§ **Exercise**:
Copy the lines below as they are; omit the images they contain.

┌──

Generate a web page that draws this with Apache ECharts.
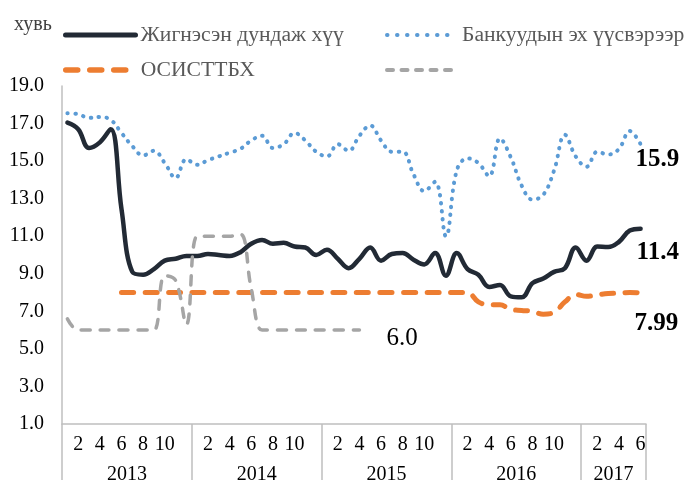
<!DOCTYPE html>
<html>
<head>
<meta charset="utf-8">
<script src="https://cdn.jsdelivr.net/npm/echarts@6/dist/echarts.min.js"></script>
<style>
html,body{margin:0;padding:0;background:#fff;}
#chart{width:685px;height:485px;}
</style>
</head>
<body>
<div id="chart"></div>
<script>
// ---- data (monthly, Jan 2013 .. Jun 2017) ----
const years = ['2013', '2014', '2015', '2016', '2017'];
const monthsPerYear = [12, 12, 12, 12, 6];
const unitLabel = 'хувь';
const seriesNames = ['Жигнэсэн дундаж хүү', 'Банкуудын эх үүсвэрээр', 'ОСИСТТБХ', ' '];

const weightedAvg = [17.05, 16.7, 15.7, 16.0, 16.7, 12.45, 9.1, 8.95, 9.25, 9.7, 9.8, 9.95,
  9.95, 10.05, 10.0, 9.95, 10.15, 10.6, 10.8, 10.6, 10.65, 10.45, 10.4, 10.0,
  10.28, 9.8, 9.3, 9.8, 10.4, 9.7, 10.05, 10.1, 9.75, 9.5, 10.1, 8.9,
  10.1, 9.25, 8.95, 8.3, 8.4, 7.8, 7.75, 8.5, 8.75, 9.1, 9.3, 10.4,
  9.7, 10.45, 10.42, 10.7, 11.3, 11.4];

const bankFunds = [17.55, 17.5, 17.3, 17.35, 17.2, 16.5, 15.8, 15.3, 15.55, 14.9, 14.1, 15.1,
  14.8, 15.05, 15.25, 15.45, 15.65, 16.1, 16.35, 15.7, 15.9, 16.5, 16.1, 15.5,
  15.25, 15.9, 15.55, 16.35, 16.9, 16.1, 15.5, 15.5, 14.3, 13.4, 13.9, 11.0,
  14.5, 15.15, 14.9, 14.2, 16.2, 15.2, 13.7, 12.95, 13.2, 14.5, 16.4, 15.25,
  14.7, 15.5, 15.35, 15.65, 16.6, 15.9];

const mortgageProg = [null, null, null, null, null, 8.0, 8.0, 8.0, 8.0, 8.0, 8.0, 8.0,
  8.0, 8.0, 8.0, 8.0, 8.0, 8.0, 8.0, 8.0, 8.0, 8.0, 8.0, 8.0,
  8.0, 8.0, 8.0, 8.0, 8.0, 8.0, 8.0, 8.0, 8.0, 8.0, 8.0, 8.0,
  8.0, 8.0, 7.5, 7.35, 7.35, 7.1, 7.05, 7.0, 6.85, 6.95, 7.5, 7.9,
  7.8, 7.88, 7.95, 7.97, 8.0, 7.99];

const grayLine = [6.6, 6.0, 6.0, 6.0, 6.0, 6.0, 6.0, 6.0, 6.0, 8.9, 8.65, 6.3,
  11.0, 11.0, 11.0, 11.0, 11.1, 8.2, 6.0, 6.0, 6.0, 6.0, 6.0, 6.0,
  6.0, 6.0, 6.0, 6.0];

const yTicks = [1, 3, 5, 7, 9, 11, 13, 15, 17, 19];

// ---- build categories ----
const categories = [];
const yearStart = [];
years.forEach((y, yi) => {
  yearStart.push(categories.length);
  for (let m = 1; m <= monthsPerYear[yi]; m++) categories.push(y + '-' + m);
});
const totalMonths = categories.length;
const yearCenters = years.map((y, yi) => yearStart[yi] + monthsPerYear[yi] / 2);

const FONT = "'Liberation Serif', 'Times New Roman', serif";

const endLbl = (offset, bold, digits) => ({
  show: true, distance: 5, offset: offset,
  formatter: p => {
    const v = Array.isArray(p.value) ? p.value[p.value.length - 1] : p.value;
    return Number(v).toFixed(digits);
  },
  fontFamily: FONT, fontSize: 25, fontWeight: bold ? 'bold' : 'normal', color: '#000'
});

const chart = echarts.init(document.getElementById('chart'), null, { renderer: 'canvas' });

const legendBase = {
  padding: 0, itemWidth: 70, itemHeight: 14, itemGap: 6,
  textStyle: { fontFamily: FONT, fontSize: 21.6, color: '#595959' },
  itemStyle: { opacity: 0 },
  selectedMode: false
};

chart.setOption({
  animation: false,
  backgroundColor: '#fff',
  title: {
    text: unitLabel, left: 14, top: 15, padding: 0,
    textStyle: { fontFamily: FONT, fontSize: 20, fontWeight: 'normal', color: '#404040' }
  },
  legend: [
    Object.assign({}, legendBase, { data: [seriesNames[0]], left: 63, top: 24,
      lineStyle: { width: 5, cap: 'round', type: 'solid', color: '#222a35' } }),
    Object.assign({}, legendBase, { data: [seriesNames[1]], left: 385, top: 24,
      lineStyle: { width: 4, cap: 'round', type: [0.5, 9.5], color: '#5b9bd5' } }),
    Object.assign({}, legendBase, { data: [seriesNames[2]], left: 63, top: 59,
      lineStyle: { width: 5.5, cap: 'round', type: [12, 12], color: '#ed7d31' } }),
    Object.assign({}, legendBase, { data: [seriesNames[3]], left: 385, top: 59,
      lineStyle: { width: 4, cap: 'round', type: [6, 8.5], color: '#a5a5a5' } })
  ],
  grid: { left: 62, right: 39, top: 86, bottom: 55, containLabel: false },
  xAxis: [
    {
      type: 'category', data: categories, boundaryGap: true, position: 'bottom',
      axisLine: { show: true, lineStyle: { color: '#bfbfbf', width: 1.5 } },
      axisTick: { show: true, interval: i => i % 12 === 0, length: 56, lineStyle: { color: '#bfbfbf', width: 1.5 } },
      axisLabel: {
        interval: 0, margin: 11, fontFamily: FONT, fontSize: 20, color: '#000',
        formatter: (v, idx) => { const m = idx % 12 + 1; return (m % 2 === 0 && m <= 10) ? String(m) : ''; }
      },
      splitLine: { show: false }
    },
    {
      type: 'value', min: 0, max: totalMonths, interval: 3, position: 'bottom',
      axisLine: { show: false }, axisTick: { show: false }, splitLine: { show: false },
      axisLabel: {
        margin: 41, fontFamily: FONT, fontSize: 20, color: '#000',
        showMinLabel: true, showMaxLabel: true,
        formatter: v => { const k = yearCenters.indexOf(v); return k >= 0 ? years[k] : ''; }
      }
    }
  ],
  yAxis: {
    type: 'value', min: yTicks[0], max: yTicks[yTicks.length - 1], interval: 2,
    axisLine: { show: true, lineStyle: { color: '#bfbfbf', width: 1.5 } },
    axisTick: { show: false },
    splitLine: { show: false },
    axisLabel: { margin: 18, fontFamily: FONT, fontSize: 20, color: '#000', formatter: v => v.toFixed(1) }
  },
  series: [
    {
      name: seriesNames[0], type: 'line', smooth: 0.4, symbol: 'none',
      data: weightedAvg,
      endLabel: endLbl([-9, 24], true, 1),
      lineStyle: { color: '#222a35', width: 4.5, cap: 'round', join: 'round' },
      itemStyle: { color: '#222a35' }
    },
    {
      name: seriesNames[1], type: 'line', smooth: 0.4, symbol: 'none',
      data: bankFunds,
      endLabel: endLbl([-10, 15], true, 1),
      lineStyle: { color: '#5b9bd5', width: 4, type: [0.5, 7.5], cap: 'round' },
      itemStyle: { color: '#5b9bd5' }
    },
    {
      name: seriesNames[2], type: 'line', smooth: 0.4, symbol: 'none',
      data: mortgageProg,
      endLabel: endLbl([-11, 31], true, 2),
      lineStyle: { color: '#ed7d31', width: 5, type: [12, 11.5], cap: 'round' },
      itemStyle: { color: '#ed7d31' }
    },
    {
      name: seriesNames[3], type: 'line', smooth: 0.4, symbol: 'none',
      data: grayLine,
      endLabel: endLbl([22, 8], false, 1),
      lineStyle: { color: '#a5a5a5', width: 3.5, type: [9, 10], cap: 'round' },
      itemStyle: { color: '#a5a5a5' }
    }
  ]
});
</script>
</body>
</html>
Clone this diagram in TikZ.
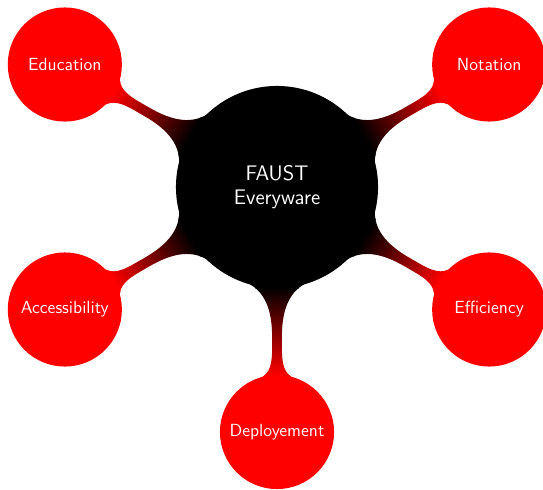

└──

§ **Result for this exercise**:
Generate a web page that draws this with Apache ECharts.
<!DOCTYPE html>
<html>
<head>
<meta charset="utf-8">
<script src="https://cdn.jsdelivr.net/npm/echarts@6/dist/echarts.min.js"></script>
<style>
html,body{margin:0;padding:0;background:#fff;}
#chart{width:685px;height:485px;}
</style>
</head>
<body>
<div id="chart"></div>
<script>
// ---- data (monthly, Jan 2013 .. Jun 2017) ----
const years = ['2013', '2014', '2015', '2016', '2017'];
const monthsPerYear = [12, 12, 12, 12, 6];
const unitLabel = 'хувь';
const seriesNames = ['Жигнэсэн дундаж хүү', 'Банкуудын эх үүсвэрээр', 'ОСИСТТБХ', ' '];

const weightedAvg = [17.05, 16.7, 15.7, 16.0, 16.7, 12.45, 9.1, 8.95, 9.25, 9.7, 9.8, 9.95,
  9.95, 10.05, 10.0, 9.95, 10.15, 10.6, 10.8, 10.6, 10.65, 10.45, 10.4, 10.0,
  10.28, 9.8, 9.3, 9.8, 10.4, 9.7, 10.05, 10.1, 9.75, 9.5, 10.1, 8.9,
  10.1, 9.25, 8.95, 8.3, 8.4, 7.8, 7.75, 8.5, 8.75, 9.1, 9.3, 10.4,
  9.7, 10.45, 10.42, 10.7, 11.3, 11.4];

const bankFunds = [17.55, 17.5, 17.3, 17.35, 17.2, 16.5, 15.8, 15.3, 15.55, 14.9, 14.1, 15.1,
  14.8, 15.05, 15.25, 15.45, 15.65, 16.1, 16.35, 15.7, 15.9, 16.5, 16.1, 15.5,
  15.25, 15.9, 15.55, 16.35, 16.9, 16.1, 15.5, 15.5, 14.3, 13.4, 13.9, 11.0,
  14.5, 15.15, 14.9, 14.2, 16.2, 15.2, 13.7, 12.95, 13.2, 14.5, 16.4, 15.25,
  14.7, 15.5, 15.35, 15.65, 16.6, 15.9];

const mortgageProg = [null, null, null, null, null, 8.0, 8.0, 8.0, 8.0, 8.0, 8.0, 8.0,
  8.0, 8.0, 8.0, 8.0, 8.0, 8.0, 8.0, 8.0, 8.0, 8.0, 8.0, 8.0,
  8.0, 8.0, 8.0, 8.0, 8.0, 8.0, 8.0, 8.0, 8.0, 8.0, 8.0, 8.0,
  8.0, 8.0, 7.5, 7.35, 7.35, 7.1, 7.05, 7.0, 6.85, 6.95, 7.5, 7.9,
  7.8, 7.88, 7.95, 7.97, 8.0, 7.99];

const grayLine = [6.6, 6.0, 6.0, 6.0, 6.0, 6.0, 6.0, 6.0, 6.0, 8.9, 8.65, 6.3,
  11.0, 11.0, 11.0, 11.0, 11.1, 8.2, 6.0, 6.0, 6.0, 6.0, 6.0, 6.0,
  6.0, 6.0, 6.0, 6.0];

const yTicks = [1, 3, 5, 7, 9, 11, 13, 15, 17, 19];

// ---- build categories ----
const categories = [];
const yearStart = [];
years.forEach((y, yi) => {
  yearStart.push(categories.length);
  for (let m = 1; m <= monthsPerYear[yi]; m++) categories.push(y + '-' + m);
});
const totalMonths = categories.length;
const yearCenters = years.map((y, yi) => yearStart[yi] + monthsPerYear[yi] / 2);

const FONT = "'Liberation Serif', 'Times New Roman', serif";

const endLbl = (offset, bold, digits) => ({
  show: true, distance: 5, offset: offset,
  formatter: p => {
    const v = Array.isArray(p.value) ? p.value[p.value.length - 1] : p.value;
    return Number(v).toFixed(digits);
  },
  fontFamily: FONT, fontSize: 25, fontWeight: bold ? 'bold' : 'normal', color: '#000'
});

const chart = echarts.init(document.getElementById('chart'), null, { renderer: 'canvas' });

const legendBase = {
  padding: 0, itemWidth: 70, itemHeight: 14, itemGap: 6,
  textStyle: { fontFamily: FONT, fontSize: 21.6, color: '#595959' },
  itemStyle: { opacity: 0 },
  selectedMode: false
};

chart.setOption({
  animation: false,
  backgroundColor: '#fff',
  title: {
    text: unitLabel, left: 14, top: 15, padding: 0,
    textStyle: { fontFamily: FONT, fontSize: 20, fontWeight: 'normal', color: '#404040' }
  },
  legend: [
    Object.assign({}, legendBase, { data: [seriesNames[0]], left: 63, top: 24,
      lineStyle: { width: 5, cap: 'round', type: 'solid', color: '#222a35' } }),
    Object.assign({}, legendBase, { data: [seriesNames[1]], left: 385, top: 24,
      lineStyle: { width: 4, cap: 'round', type: [0.5, 9.5], color: '#5b9bd5' } }),
    Object.assign({}, legendBase, { data: [seriesNames[2]], left: 63, top: 59,
      lineStyle: { width: 5.5, cap: 'round', type: [12, 12], color: '#ed7d31' } }),
    Object.assign({}, legendBase, { data: [seriesNames[3]], left: 385, top: 59,
      lineStyle: { width: 4, cap: 'round', type: [6, 8.5], color: '#a5a5a5' } })
  ],
  grid: { left: 62, right: 39, top: 86, bottom: 55, containLabel: false },
  xAxis: [
    {
      type: 'category', data: categories, boundaryGap: true, position: 'bottom',
      axisLine: { show: true, lineStyle: { color: '#bfbfbf', width: 1.5 } },
      axisTick: { show: true, interval: i => i % 12 === 0, length: 56, lineStyle: { color: '#bfbfbf', width: 1.5 } },
      axisLabel: {
        interval: 0, margin: 11, fontFamily: FONT, fontSize: 20, color: '#000',
        formatter: (v, idx) => { const m = idx % 12 + 1; return (m % 2 === 0 && m <= 10) ? String(m) : ''; }
      },
      splitLine: { show: false }
    },
    {
      type: 'value', min: 0, max: totalMonths, interval: 3, position: 'bottom',
      axisLine: { show: false }, axisTick: { show: false }, splitLine: { show: false },
      axisLabel: {
        margin: 41, fontFamily: FONT, fontSize: 20, color: '#000',
        showMinLabel: true, showMaxLabel: true,
        formatter: v => { const k = yearCenters.indexOf(v); return k >= 0 ? years[k] : ''; }
      }
    }
  ],
  yAxis: {
    type: 'value', min: yTicks[0], max: yTicks[yTicks.length - 1], interval: 2,
    axisLine: { show: true, lineStyle: { color: '#bfbfbf', width: 1.5 } },
    axisTick: { show: false },
    splitLine: { show: false },
    axisLabel: { margin: 18, fontFamily: FONT, fontSize: 20, color: '#000', formatter: v => v.toFixed(1) }
  },
  series: [
    {
      name: seriesNames[0], type: 'line', smooth: 0.4, symbol: 'none',
      data: weightedAvg,
      endLabel: endLbl([-9, 24], true, 1),
      lineStyle: { color: '#222a35', width: 4.5, cap: 'round', join: 'round' },
      itemStyle: { color: '#222a35' }
    },
    {
      name: seriesNames[1], type: 'line', smooth: 0.4, symbol: 'none',
      data: bankFunds,
      endLabel: endLbl([-10, 15], true, 1),
      lineStyle: { color: '#5b9bd5', width: 4, type: [0.5, 7.5], cap: 'round' },
      itemStyle: { color: '#5b9bd5' }
    },
    {
      name: seriesNames[2], type: 'line', smooth: 0.4, symbol: 'none',
      data: mortgageProg,
      endLabel: endLbl([-11, 31], true, 2),
      lineStyle: { color: '#ed7d31', width: 5, type: [12, 11.5], cap: 'round' },
      itemStyle: { color: '#ed7d31' }
    },
    {
      name: seriesNames[3], type: 'line', smooth: 0.4, symbol: 'none',
      data: grayLine,
      endLabel: endLbl([22, 8], false, 1),
      lineStyle: { color: '#a5a5a5', width: 3.5, type: [9, 10], cap: 'round' },
      itemStyle: { color: '#a5a5a5' }
    }
  ]
});
</script>
</body>
</html>
Clone this diagram in TikZ.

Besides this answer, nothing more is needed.